Exp 3: Prediction of color-concept association ratings of new test concepts using the trained model

The new test concepts were paper, plastic, glass, metal, compost and trash. BCP-37 colors were used for this experiment. We used the data from all the fruit concepts as training to get the feature weights using the Sector + Category model (Exp 1C). It can be found in getWeightsAllFruits.ipynb notebook. The notebook Exp3_testConcepts.ipynb can be referred for the output association ratings. The test data files are under 'TestScripts' folder.

The path to the saved project must be changed in all the notebooks, if present.
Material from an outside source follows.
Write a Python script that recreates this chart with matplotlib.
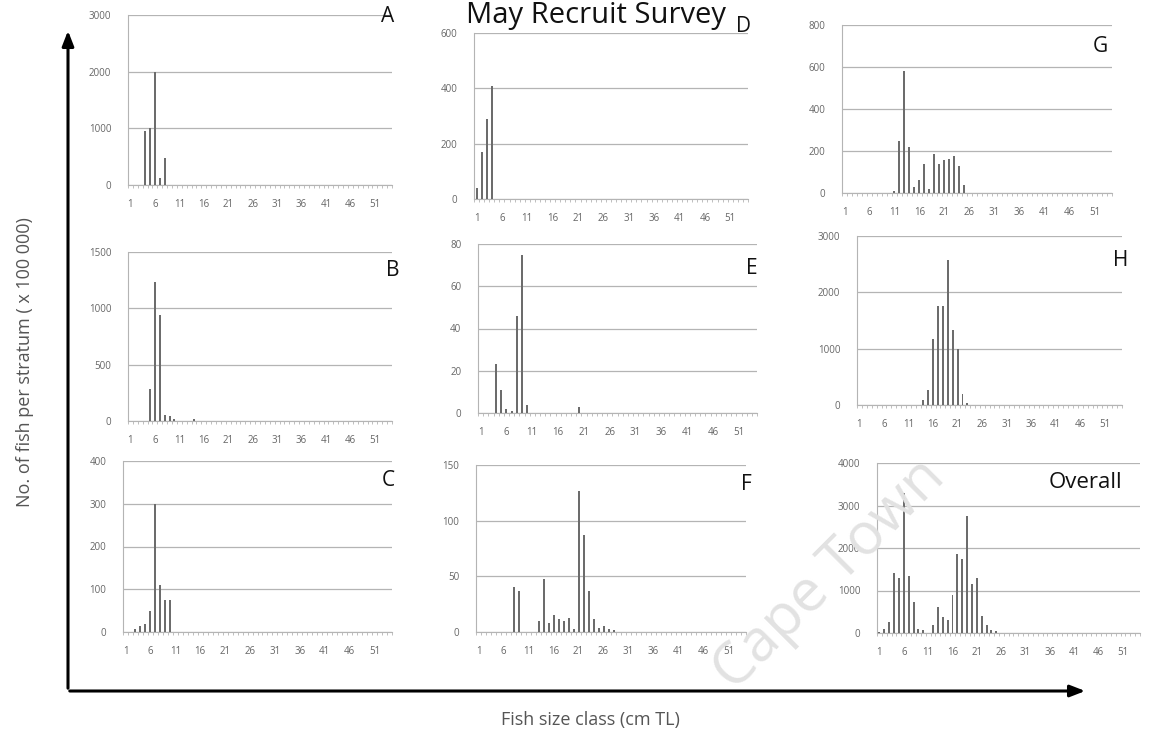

To test new concepts and new colors:

Our trained model can be tested on new concepts and new colors without the need to gather any new human ratings. The concept is queried in Google Images, the four chosen features are extracted from the images for the desired colors, and the trained model weights are applied to the features to obtain the predictions. The steps are:

Creating the input dataset.

If the concepts are to be associated with newer set of colors, it is important to get the categories of those colors using createDataCSV.m. This script takes ColorObjAssocLoad.mat file for true color-concept association ratings (optional) and an excel spreadsheet of color coordinates. If the color coordinates are not provided, the data files for either BCP-37 or UW-58 colors can be used. The current version uses xyY coordinate space, but RGB/Lab coordinate space can also be used. Refer to colorconvert to convert from one color coordinate space into another. This script file will create all data files under the TestScripts folder. Modify the test script if needed.

Using the notebook testNewConcepts.ipynb, download new images, extract the features required from the new images and follow code from the notebook to get the predicted color-concept associations.